PROMPT
The line holding "plt.rcParams['font.family'] = ['Open" is the last one to output; start at the first line of the data, keep every line in between exactly, and leave out pictures.

#### GIVEN INFORMATION

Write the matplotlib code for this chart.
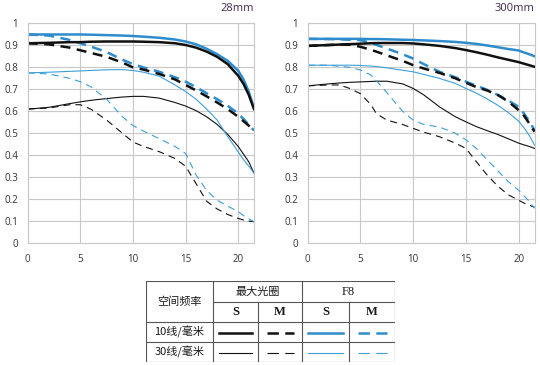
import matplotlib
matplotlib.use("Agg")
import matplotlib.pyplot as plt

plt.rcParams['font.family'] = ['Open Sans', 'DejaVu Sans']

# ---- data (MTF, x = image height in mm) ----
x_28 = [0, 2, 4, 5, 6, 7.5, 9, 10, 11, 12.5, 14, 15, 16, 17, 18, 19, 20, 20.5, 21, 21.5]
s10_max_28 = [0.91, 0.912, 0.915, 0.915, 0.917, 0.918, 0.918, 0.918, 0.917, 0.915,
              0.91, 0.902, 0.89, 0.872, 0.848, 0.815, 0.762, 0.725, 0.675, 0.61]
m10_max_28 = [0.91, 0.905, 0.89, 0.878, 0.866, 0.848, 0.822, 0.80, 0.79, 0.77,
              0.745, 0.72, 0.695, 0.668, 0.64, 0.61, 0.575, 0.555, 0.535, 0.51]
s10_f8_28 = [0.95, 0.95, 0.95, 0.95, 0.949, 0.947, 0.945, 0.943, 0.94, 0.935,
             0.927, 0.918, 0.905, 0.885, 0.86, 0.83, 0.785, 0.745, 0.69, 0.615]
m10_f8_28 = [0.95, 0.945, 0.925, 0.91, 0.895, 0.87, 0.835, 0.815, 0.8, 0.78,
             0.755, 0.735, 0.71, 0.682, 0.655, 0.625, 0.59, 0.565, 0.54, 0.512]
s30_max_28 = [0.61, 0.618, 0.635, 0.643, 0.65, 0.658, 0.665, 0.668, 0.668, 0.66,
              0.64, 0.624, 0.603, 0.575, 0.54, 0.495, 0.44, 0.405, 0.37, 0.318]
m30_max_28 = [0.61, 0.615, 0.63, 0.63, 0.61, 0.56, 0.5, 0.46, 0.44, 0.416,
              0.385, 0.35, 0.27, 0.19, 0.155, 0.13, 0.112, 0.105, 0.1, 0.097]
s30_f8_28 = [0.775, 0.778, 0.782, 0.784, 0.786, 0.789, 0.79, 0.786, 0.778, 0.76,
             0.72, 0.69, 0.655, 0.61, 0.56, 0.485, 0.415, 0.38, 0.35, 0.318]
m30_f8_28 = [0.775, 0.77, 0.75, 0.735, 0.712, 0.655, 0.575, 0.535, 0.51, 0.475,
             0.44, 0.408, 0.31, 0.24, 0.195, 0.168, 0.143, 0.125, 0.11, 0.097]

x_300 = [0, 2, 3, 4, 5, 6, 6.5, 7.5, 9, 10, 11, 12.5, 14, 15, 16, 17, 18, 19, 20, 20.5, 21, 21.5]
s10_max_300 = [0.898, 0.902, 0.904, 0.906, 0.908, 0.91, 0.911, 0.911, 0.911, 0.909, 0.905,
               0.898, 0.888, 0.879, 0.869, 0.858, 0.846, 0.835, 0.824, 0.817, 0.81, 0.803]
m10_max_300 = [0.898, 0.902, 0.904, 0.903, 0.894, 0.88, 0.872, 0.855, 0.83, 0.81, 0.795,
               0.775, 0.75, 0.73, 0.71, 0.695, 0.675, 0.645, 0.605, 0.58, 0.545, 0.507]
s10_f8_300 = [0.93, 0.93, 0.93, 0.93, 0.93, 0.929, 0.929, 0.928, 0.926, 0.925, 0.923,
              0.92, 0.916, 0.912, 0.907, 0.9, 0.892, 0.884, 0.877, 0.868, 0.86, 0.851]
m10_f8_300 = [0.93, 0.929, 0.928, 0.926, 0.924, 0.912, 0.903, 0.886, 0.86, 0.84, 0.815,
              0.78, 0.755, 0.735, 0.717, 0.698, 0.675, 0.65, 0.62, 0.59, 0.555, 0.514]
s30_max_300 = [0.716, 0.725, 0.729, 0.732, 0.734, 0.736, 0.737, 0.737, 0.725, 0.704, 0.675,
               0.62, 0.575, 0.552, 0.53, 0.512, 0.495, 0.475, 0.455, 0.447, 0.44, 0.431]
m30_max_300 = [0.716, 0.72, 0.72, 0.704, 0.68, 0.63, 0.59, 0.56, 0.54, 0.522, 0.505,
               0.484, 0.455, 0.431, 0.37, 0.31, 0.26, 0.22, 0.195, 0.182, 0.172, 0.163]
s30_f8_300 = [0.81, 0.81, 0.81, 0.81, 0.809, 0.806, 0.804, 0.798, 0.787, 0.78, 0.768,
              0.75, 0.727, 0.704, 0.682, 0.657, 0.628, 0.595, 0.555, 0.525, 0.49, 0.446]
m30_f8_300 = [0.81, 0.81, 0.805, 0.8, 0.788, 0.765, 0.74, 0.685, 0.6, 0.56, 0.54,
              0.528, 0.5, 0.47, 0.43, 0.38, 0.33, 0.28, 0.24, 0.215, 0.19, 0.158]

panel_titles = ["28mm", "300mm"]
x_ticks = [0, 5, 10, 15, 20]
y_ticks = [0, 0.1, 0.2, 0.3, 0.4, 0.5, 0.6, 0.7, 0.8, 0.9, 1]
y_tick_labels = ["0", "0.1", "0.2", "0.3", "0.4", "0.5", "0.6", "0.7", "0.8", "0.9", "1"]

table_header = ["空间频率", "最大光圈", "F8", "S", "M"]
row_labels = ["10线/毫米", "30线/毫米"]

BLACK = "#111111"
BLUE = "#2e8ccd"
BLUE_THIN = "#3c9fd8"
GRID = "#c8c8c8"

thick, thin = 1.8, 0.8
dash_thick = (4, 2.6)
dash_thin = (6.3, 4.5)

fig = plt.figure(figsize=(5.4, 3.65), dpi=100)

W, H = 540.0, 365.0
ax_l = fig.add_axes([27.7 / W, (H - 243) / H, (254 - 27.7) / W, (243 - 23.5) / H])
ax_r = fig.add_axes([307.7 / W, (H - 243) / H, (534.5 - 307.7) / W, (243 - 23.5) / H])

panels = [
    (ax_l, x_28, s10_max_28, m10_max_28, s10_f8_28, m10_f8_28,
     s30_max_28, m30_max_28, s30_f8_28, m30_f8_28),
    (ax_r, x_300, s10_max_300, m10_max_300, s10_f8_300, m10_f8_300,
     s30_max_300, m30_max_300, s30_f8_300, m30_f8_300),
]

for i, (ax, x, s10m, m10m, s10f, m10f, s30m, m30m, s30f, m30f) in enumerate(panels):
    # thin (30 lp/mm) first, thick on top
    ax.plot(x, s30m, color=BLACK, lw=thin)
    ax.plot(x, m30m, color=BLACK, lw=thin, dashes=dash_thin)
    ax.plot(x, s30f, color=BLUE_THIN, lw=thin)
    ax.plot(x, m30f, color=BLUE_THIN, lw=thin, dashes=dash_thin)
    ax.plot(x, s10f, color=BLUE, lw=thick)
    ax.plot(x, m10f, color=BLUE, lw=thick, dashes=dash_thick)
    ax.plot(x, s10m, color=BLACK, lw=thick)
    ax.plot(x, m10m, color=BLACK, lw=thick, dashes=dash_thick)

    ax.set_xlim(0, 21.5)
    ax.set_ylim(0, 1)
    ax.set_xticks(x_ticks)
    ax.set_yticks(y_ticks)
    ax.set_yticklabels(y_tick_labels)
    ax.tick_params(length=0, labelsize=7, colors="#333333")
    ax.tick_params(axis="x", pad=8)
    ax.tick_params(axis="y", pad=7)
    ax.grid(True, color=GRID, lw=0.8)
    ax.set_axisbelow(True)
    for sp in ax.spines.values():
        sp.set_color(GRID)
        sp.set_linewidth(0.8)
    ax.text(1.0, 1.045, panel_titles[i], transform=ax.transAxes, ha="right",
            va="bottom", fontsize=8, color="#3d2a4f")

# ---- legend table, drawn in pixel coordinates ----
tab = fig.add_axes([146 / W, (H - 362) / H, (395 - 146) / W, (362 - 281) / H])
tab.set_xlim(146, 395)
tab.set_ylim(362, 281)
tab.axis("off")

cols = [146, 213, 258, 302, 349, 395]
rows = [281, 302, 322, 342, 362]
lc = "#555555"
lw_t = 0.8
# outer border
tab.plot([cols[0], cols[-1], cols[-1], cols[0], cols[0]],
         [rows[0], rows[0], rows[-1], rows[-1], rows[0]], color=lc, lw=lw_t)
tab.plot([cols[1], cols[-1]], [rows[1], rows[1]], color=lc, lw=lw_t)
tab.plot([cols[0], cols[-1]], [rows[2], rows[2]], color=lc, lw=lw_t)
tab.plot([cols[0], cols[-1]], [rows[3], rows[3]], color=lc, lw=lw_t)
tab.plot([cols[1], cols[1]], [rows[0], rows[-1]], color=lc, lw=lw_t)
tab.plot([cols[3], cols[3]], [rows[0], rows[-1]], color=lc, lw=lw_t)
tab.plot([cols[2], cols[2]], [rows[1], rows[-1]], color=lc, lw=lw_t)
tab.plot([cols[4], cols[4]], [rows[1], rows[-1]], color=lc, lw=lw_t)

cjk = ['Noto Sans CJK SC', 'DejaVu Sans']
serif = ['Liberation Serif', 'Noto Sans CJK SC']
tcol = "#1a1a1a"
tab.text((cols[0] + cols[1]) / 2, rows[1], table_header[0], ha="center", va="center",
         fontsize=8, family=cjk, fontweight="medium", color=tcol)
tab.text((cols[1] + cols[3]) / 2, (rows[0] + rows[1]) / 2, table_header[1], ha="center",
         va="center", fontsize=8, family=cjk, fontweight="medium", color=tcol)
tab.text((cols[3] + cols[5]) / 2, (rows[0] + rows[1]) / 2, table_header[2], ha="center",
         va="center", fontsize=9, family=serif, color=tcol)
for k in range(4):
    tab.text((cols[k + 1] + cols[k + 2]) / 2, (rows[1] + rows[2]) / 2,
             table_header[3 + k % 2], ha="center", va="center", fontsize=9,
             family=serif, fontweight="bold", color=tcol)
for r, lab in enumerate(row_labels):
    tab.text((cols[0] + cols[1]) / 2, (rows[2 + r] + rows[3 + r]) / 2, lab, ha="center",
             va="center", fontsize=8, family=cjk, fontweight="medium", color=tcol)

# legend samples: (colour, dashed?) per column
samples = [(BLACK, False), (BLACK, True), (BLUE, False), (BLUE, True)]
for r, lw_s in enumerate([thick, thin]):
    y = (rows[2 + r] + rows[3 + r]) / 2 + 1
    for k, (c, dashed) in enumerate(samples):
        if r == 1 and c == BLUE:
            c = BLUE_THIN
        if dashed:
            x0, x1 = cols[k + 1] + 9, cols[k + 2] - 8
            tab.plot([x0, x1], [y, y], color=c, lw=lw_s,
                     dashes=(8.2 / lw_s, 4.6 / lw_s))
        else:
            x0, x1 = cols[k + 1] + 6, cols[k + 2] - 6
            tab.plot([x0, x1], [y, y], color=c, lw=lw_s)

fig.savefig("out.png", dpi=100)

########

EXERCISE SOLUTION
Write the matplotlib code for this chart.
import matplotlib
matplotlib.use("Agg")
import matplotlib.pyplot as plt

plt.rcParams['font.family'] = ['Open Sans', 'DejaVu Sans']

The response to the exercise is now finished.